• STATED GOAL: Pick out each line containing the string "this" and copy it.

• RECORDS SHOWN:
* * *

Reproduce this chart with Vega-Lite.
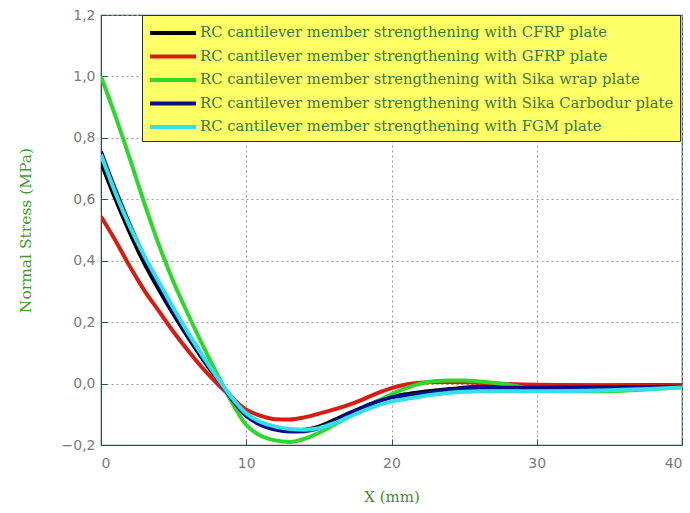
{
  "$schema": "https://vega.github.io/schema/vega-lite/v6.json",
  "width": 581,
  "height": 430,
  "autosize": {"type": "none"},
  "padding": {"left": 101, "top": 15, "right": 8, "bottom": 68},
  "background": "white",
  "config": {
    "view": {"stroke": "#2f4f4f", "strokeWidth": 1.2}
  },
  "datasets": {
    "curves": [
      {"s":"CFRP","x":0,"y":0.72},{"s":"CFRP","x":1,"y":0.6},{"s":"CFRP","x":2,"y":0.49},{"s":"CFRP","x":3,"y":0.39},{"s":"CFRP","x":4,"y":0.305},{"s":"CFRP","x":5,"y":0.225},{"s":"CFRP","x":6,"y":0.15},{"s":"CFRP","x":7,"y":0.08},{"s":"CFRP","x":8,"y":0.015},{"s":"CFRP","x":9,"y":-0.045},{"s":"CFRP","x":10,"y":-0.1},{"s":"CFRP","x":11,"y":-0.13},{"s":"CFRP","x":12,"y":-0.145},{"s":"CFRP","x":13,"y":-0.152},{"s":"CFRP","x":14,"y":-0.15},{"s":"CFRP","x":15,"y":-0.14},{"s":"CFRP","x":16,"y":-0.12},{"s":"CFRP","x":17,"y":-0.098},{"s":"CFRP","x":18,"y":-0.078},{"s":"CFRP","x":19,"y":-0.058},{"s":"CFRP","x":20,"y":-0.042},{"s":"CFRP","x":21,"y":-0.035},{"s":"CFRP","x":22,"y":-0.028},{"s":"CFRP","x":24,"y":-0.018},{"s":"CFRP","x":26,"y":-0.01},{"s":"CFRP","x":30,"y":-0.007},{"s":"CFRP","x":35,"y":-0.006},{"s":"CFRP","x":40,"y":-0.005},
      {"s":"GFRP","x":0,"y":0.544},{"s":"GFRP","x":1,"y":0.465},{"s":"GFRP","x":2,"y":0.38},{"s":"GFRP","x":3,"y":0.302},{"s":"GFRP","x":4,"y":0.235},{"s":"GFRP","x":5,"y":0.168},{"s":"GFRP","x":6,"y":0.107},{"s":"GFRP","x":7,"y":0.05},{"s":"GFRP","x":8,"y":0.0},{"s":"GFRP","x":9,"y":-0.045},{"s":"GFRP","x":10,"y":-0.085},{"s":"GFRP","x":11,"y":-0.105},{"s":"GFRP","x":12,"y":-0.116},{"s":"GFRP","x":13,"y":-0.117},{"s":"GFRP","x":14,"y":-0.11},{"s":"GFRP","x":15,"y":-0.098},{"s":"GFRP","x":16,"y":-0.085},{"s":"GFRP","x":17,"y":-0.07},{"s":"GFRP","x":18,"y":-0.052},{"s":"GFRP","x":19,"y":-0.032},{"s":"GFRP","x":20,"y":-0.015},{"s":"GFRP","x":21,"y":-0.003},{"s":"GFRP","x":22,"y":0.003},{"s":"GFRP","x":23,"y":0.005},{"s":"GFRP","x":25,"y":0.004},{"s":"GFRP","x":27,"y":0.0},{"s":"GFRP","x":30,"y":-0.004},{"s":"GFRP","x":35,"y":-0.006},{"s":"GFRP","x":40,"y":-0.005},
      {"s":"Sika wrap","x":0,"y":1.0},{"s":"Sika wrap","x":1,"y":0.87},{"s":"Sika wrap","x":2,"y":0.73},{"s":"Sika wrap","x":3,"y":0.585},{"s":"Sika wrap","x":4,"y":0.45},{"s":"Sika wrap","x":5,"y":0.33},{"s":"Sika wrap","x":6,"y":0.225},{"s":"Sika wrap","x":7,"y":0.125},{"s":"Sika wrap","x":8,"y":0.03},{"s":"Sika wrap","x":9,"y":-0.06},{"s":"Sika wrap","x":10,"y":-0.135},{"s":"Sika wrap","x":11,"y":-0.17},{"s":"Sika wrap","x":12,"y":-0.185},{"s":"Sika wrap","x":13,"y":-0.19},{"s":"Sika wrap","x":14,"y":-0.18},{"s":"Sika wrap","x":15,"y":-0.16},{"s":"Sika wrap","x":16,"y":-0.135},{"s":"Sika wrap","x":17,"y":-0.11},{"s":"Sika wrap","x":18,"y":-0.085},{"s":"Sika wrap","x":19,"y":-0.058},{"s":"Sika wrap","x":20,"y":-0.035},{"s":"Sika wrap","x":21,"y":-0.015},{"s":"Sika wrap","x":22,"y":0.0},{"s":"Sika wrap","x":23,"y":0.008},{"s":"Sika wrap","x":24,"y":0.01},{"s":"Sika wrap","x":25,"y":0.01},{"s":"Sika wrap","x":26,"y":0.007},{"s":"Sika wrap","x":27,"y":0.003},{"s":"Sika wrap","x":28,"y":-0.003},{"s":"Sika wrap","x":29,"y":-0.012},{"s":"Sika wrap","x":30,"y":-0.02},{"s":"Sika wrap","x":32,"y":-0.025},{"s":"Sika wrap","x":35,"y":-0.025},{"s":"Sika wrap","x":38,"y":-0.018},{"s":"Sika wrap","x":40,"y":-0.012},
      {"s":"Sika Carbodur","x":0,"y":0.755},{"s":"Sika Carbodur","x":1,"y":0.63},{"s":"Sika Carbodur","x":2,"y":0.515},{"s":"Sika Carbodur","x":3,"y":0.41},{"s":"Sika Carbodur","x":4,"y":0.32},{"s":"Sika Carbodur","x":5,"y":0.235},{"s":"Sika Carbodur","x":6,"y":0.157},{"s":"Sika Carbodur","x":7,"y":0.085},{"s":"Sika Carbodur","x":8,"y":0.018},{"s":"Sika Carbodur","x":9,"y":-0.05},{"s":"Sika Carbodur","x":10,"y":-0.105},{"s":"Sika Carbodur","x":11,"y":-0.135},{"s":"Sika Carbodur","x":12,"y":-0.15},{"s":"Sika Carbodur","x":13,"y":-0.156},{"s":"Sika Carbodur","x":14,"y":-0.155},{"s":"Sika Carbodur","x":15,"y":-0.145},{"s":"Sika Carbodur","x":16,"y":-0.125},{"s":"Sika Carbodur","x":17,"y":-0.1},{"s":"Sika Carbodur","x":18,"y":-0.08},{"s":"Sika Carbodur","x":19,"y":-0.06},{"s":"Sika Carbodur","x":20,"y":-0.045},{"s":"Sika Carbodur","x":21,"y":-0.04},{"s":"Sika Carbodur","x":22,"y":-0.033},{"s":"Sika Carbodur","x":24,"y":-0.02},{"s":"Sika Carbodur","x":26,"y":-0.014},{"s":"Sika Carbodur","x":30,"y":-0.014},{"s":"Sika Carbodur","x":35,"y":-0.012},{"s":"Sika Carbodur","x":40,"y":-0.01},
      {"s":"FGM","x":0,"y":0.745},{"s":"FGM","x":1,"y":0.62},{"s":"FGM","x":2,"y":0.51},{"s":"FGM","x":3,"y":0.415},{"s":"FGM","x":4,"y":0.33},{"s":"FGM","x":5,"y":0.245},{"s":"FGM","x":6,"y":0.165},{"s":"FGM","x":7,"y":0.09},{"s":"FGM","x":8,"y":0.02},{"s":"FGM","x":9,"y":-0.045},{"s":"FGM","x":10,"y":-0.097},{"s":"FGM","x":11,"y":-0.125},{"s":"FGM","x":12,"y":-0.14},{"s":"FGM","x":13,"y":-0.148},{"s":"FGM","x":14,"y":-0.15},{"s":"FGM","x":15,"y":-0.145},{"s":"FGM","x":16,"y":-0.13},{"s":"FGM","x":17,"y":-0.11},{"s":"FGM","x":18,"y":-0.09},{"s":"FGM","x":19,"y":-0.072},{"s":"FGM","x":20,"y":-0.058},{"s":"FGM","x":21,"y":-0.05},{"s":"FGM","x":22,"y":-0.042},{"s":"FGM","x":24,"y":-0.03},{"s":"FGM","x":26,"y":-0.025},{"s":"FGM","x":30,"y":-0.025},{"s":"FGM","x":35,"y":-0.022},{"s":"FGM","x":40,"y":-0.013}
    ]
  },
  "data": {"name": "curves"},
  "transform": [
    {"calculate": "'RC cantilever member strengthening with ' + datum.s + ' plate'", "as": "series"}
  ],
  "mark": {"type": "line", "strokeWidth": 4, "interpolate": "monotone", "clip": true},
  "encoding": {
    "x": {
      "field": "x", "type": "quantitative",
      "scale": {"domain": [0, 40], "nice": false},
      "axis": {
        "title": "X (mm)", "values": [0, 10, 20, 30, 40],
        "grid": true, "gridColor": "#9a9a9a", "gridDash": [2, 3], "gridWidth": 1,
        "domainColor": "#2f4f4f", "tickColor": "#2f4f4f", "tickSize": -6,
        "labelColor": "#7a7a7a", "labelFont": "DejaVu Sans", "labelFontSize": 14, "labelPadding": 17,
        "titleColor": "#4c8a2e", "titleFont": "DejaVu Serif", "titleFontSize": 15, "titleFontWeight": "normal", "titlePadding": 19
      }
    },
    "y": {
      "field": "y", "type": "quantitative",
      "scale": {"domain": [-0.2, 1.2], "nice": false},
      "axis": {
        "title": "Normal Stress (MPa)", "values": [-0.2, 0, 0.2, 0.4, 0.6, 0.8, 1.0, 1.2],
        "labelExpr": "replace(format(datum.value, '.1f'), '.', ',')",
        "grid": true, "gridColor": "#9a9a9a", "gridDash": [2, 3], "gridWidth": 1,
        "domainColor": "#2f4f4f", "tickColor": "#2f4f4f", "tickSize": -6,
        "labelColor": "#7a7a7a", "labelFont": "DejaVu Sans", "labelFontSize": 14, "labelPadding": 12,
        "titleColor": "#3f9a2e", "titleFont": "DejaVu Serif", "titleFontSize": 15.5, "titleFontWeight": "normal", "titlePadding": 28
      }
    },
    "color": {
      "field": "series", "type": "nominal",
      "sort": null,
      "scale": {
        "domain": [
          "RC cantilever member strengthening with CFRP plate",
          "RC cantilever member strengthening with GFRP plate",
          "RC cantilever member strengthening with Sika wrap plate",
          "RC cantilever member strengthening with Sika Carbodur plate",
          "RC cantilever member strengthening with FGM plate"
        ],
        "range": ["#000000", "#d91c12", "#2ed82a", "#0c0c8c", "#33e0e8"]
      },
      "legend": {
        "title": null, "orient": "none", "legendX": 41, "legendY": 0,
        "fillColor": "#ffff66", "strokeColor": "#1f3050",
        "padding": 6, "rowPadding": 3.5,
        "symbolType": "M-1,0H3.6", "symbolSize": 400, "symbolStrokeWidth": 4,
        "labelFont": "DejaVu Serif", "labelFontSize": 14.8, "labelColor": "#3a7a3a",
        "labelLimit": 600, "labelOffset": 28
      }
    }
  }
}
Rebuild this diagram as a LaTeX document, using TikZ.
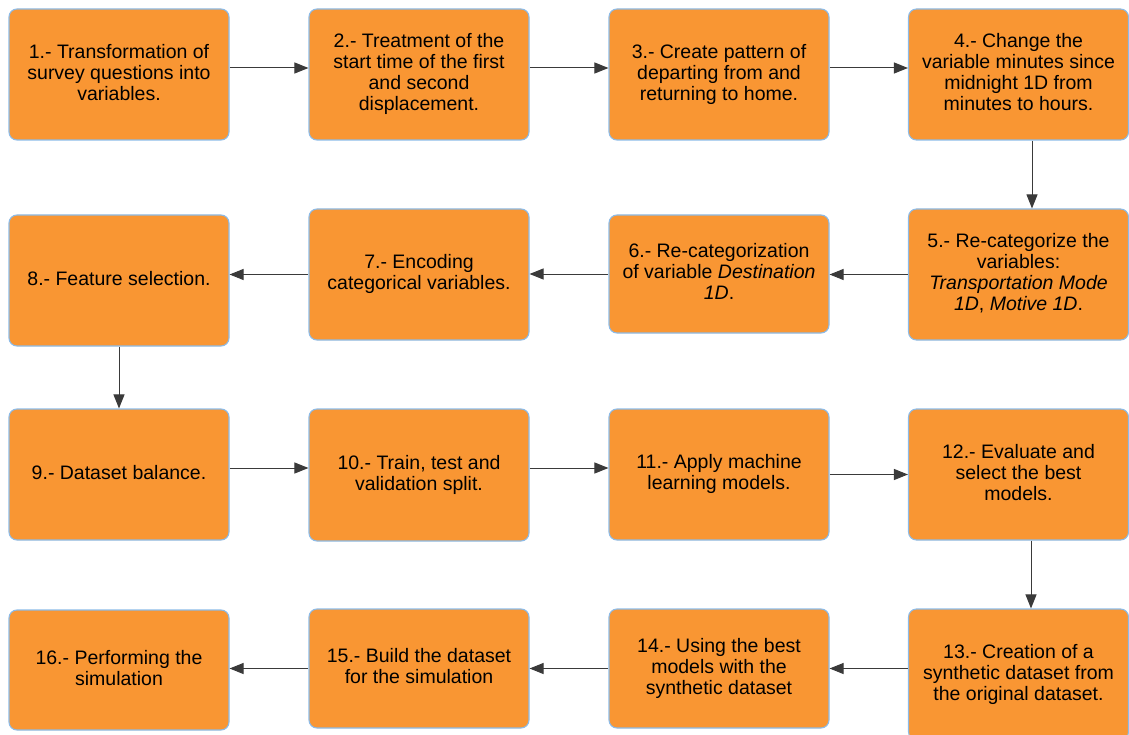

* * *

• SOLUTION:
Reproduce this chart with Vega-Lite.
Rebuild this diagram as a LaTeX document, using TikZ.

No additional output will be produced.